▶ **Records to use**:
-------------------------

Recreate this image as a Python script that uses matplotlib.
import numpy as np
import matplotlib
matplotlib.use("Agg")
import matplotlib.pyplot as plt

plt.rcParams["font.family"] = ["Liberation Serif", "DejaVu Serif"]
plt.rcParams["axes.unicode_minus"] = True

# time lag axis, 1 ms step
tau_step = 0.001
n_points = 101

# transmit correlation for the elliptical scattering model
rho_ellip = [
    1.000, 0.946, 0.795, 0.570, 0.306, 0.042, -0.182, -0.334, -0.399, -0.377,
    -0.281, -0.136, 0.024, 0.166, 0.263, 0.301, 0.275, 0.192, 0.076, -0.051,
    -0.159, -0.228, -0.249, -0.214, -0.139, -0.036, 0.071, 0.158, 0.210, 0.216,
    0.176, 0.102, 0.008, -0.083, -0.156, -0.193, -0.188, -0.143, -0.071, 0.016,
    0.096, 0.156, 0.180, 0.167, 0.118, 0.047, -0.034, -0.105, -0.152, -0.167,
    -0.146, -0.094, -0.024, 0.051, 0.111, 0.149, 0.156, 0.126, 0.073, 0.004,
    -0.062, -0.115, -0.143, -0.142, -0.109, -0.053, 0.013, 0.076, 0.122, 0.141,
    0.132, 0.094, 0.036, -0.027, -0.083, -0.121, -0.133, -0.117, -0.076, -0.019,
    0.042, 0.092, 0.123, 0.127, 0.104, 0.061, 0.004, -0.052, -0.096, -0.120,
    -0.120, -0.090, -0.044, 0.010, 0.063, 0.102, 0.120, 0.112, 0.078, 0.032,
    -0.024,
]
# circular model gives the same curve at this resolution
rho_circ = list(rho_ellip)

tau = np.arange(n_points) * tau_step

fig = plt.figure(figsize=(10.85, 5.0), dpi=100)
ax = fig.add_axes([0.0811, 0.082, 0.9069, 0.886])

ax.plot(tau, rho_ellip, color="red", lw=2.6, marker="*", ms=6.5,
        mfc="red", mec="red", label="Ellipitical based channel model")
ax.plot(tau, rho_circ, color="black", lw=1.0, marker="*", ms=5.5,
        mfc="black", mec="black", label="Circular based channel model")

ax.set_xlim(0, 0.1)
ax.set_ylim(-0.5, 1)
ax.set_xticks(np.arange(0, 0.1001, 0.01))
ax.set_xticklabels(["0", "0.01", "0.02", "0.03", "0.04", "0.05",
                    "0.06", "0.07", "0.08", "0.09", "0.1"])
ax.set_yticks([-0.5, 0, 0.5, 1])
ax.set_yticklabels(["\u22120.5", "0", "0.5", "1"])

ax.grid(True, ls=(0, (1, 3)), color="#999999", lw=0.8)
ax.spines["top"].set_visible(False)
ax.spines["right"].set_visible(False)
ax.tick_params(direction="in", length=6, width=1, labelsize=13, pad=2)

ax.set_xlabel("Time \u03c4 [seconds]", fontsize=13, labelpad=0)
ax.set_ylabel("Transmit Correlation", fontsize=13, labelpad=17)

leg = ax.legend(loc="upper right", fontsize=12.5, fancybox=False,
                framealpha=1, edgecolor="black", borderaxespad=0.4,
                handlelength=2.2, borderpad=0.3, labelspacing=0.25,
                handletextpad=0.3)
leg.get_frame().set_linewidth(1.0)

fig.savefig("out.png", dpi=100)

-------------------------

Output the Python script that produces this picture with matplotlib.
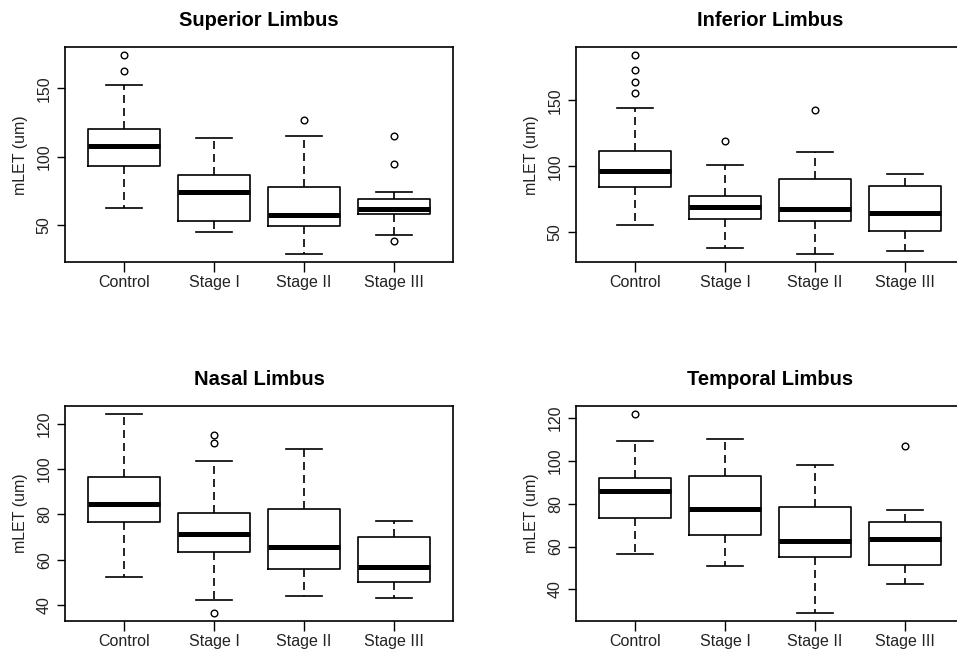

-------------------------

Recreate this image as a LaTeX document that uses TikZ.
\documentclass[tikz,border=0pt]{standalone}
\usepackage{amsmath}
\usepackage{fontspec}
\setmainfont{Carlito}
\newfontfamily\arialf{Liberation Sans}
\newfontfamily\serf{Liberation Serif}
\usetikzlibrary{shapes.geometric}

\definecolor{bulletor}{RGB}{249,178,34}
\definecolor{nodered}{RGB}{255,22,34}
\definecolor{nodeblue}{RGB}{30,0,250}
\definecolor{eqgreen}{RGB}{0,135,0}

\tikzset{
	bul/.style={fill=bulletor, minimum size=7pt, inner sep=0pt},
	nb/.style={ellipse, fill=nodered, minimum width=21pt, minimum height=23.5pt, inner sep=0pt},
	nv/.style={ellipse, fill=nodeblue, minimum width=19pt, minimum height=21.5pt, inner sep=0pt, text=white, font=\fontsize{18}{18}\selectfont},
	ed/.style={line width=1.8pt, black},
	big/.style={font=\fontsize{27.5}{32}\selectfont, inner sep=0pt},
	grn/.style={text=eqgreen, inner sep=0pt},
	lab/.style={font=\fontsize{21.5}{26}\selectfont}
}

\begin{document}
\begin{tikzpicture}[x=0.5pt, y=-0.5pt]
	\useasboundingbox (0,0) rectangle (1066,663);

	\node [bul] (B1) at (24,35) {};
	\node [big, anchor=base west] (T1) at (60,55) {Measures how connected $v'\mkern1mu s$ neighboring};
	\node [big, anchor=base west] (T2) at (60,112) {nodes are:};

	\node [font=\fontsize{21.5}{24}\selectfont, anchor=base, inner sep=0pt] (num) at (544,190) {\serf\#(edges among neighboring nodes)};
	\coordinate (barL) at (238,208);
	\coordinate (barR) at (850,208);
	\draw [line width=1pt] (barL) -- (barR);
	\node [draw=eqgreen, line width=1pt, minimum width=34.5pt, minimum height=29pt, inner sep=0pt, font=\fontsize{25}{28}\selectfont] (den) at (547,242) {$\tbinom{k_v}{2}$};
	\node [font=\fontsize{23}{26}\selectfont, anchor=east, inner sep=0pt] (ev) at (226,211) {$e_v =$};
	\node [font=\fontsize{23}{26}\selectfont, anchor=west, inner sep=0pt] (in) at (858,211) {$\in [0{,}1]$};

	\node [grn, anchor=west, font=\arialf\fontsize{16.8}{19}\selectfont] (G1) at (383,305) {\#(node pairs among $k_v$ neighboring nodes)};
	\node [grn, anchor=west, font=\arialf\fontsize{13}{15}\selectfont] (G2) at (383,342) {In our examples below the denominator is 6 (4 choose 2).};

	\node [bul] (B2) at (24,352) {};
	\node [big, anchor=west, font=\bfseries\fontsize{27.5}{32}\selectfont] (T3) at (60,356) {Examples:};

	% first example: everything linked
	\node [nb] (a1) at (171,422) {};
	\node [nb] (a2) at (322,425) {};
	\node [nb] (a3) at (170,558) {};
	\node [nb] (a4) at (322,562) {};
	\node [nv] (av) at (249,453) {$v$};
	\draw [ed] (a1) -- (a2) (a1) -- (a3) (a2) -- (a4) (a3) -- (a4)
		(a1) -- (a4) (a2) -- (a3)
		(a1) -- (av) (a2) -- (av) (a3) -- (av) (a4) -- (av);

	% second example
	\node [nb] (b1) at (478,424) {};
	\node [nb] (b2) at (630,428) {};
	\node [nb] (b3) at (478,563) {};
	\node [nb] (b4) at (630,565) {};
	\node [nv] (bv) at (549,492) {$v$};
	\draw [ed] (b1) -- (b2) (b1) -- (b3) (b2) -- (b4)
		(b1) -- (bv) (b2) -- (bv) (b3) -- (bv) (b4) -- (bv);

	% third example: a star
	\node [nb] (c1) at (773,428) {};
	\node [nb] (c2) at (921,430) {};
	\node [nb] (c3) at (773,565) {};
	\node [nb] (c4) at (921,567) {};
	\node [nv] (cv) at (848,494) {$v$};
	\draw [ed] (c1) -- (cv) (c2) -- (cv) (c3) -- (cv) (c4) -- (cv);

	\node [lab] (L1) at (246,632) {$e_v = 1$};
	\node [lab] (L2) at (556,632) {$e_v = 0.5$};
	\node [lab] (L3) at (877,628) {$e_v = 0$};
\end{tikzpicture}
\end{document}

-------------------------

Give back, word for word, each line from the one containing "Recreate this image as a LaTeX" down to the one containing "anchor=base west] (T2)", including those two lines.

Recreate this image as a LaTeX document that uses TikZ.
\documentclass[tikz,border=0pt]{standalone}
\usepackage{amsmath}
\usepackage{fontspec}
\setmainfont{Carlito}
\newfontfamily\arialf{Liberation Sans}
\newfontfamily\serf{Liberation Serif}
\usetikzlibrary{shapes.geometric}

\definecolor{bulletor}{RGB}{249,178,34}
\definecolor{nodered}{RGB}{255,22,34}
\definecolor{nodeblue}{RGB}{30,0,250}
\definecolor{eqgreen}{RGB}{0,135,0}

\tikzset{
	bul/.style={fill=bulletor, minimum size=7pt, inner sep=0pt},
	nb/.style={ellipse, fill=nodered, minimum width=21pt, minimum height=23.5pt, inner sep=0pt},
	nv/.style={ellipse, fill=nodeblue, minimum width=19pt, minimum height=21.5pt, inner sep=0pt, text=white, font=\fontsize{18}{18}\selectfont},
	ed/.style={line width=1.8pt, black},
	big/.style={font=\fontsize{27.5}{32}\selectfont, inner sep=0pt},
	grn/.style={text=eqgreen, inner sep=0pt},
	lab/.style={font=\fontsize{21.5}{26}\selectfont}
}

\begin{document}
\begin{tikzpicture}[x=0.5pt, y=-0.5pt]
	\useasboundingbox (0,0) rectangle (1066,663);

	\node [bul] (B1) at (24,35) {};
	\node [big, anchor=base west] (T1) at (60,55) {Measures how connected $v'\mkern1mu s$ neighboring};
	\node [big, anchor=base west] (T2) at (60,112) {nodes are:};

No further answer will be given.